Defining retargeting audiences by their behavior sets up a campaign for the highest return on ad spend. These 3 audience behaviors are indicators of purchase intent and a good place to start for setting up retargeting audiences.

  1. Interested Pages: This is a category of pages that indicates a user who is interested in buying – like a cart page, product description pages, or webinar pages.
  2. Recency: A user leaving your site is just like someone walking out the door of your retail store emptyhanded. Time is essential for influencing purchase decisions. How long has it been since the user has been to the site? This can be the greatest predictor of behavior.
  3. Page Depth: How many pages did a user visit and does this relate to higher intent to buy?

Retargeting Creative Considerations

Social Retargeting:

 

Facebook News Feed Example   //   Twitter Card Example

Once audiences have been defined, it’s time to set up retargeting creative. Having the right creative, delivered at the right time, is a key component of retargeting performance.

There are three main things to consider for creative assets in retargeting.

  1. Inventory: Where/how will the retargeting ad be served (display, social, mobile)?
  2. Product Feed: Serving an ad of a product they have already visited is an efficient way to leverage retargeting creative.

Dynamic Ad Example

  1. Time
    • How long has it been since a user visited the site? It’s best to mix up creative depending on how much time has elapsed since a user has visited the site.
    • Sequential creative means serving a slightly updated ad to a user based on the amount of time that has elapsed and/or the count of visits to the website.

Diminishing Returns + Testing in Retargeting

After the creative has been built, it’s time to launch. Once launched, it is best to run a retargeting campaign until you reach the diminishing returns point. The diminishing returns point is where increasing investment would not help performance as the audiences have been saturated. Testing in retargeting is something that can be done as soon as the campaign launches and should be used to maximize campaign performance.

Testing the Effect of Retargeting: A Few Different Methods:

  • Control and exposed groups: These can be executed by running a campaign in different geographic areas or by running control and exposed groups concurrently, reaching significant data.
  • Test in AdWords: AdWords splits audiences for you and run tests at same time.
  • Cookie Exclusion: Working with a partner, like Criteo, to exclude users from being served ads based on cookie data on their platform.
  • Offline Effect of Retargeting: Leverage an outside partner, like Monetate, to track lift on offline sales by pulling in point-of-sale data.

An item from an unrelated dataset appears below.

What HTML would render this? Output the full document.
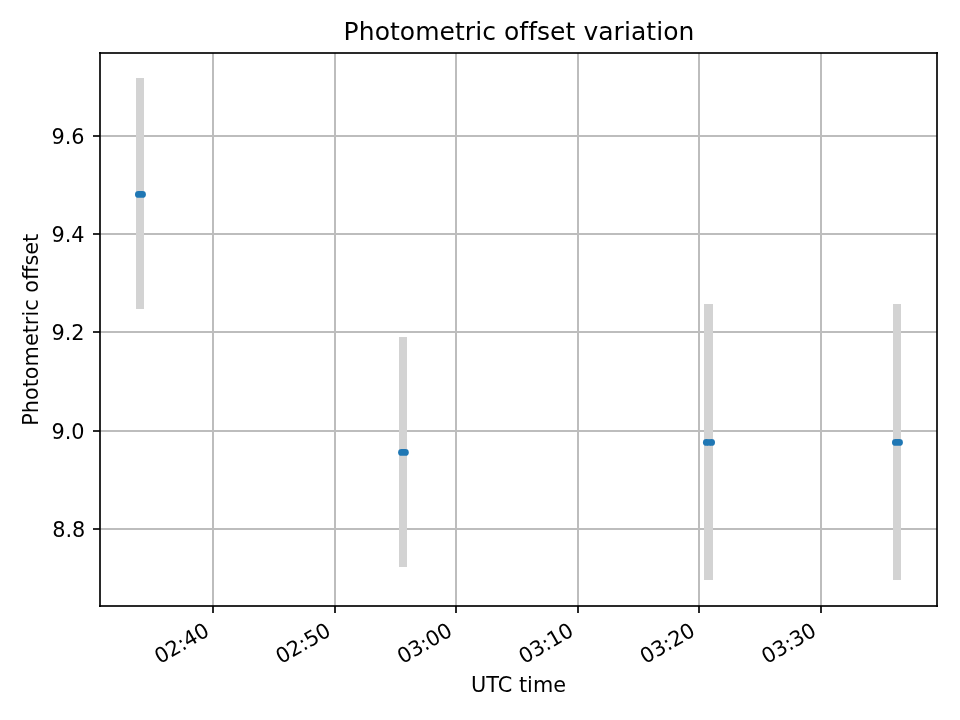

What’s Next for Retargeting?

The increase in popularity of multi-touch attribution platforms or MTAs is impacting the tactical role of retargeting. MTAs ingest data sets and automate the process of attributing credit for ad exposure over a consumer’s journey. Retargeting technology relies heavily on last-touch attribution and it will have to either align more with an equally weighted approach or face less and less funding.

Conclusion// What Marketers Need to Know

Retargeting can be a valuable tactic for helping convert additional users that have visited your website. A structured approach to retargeting by identifying audiences, selecting the right creative and running retargeting tests will help ensure success.  With so many people using retargeting, following best practices offers marketers a competitive advantage and the opportunity to gain additional revenue out of their websites.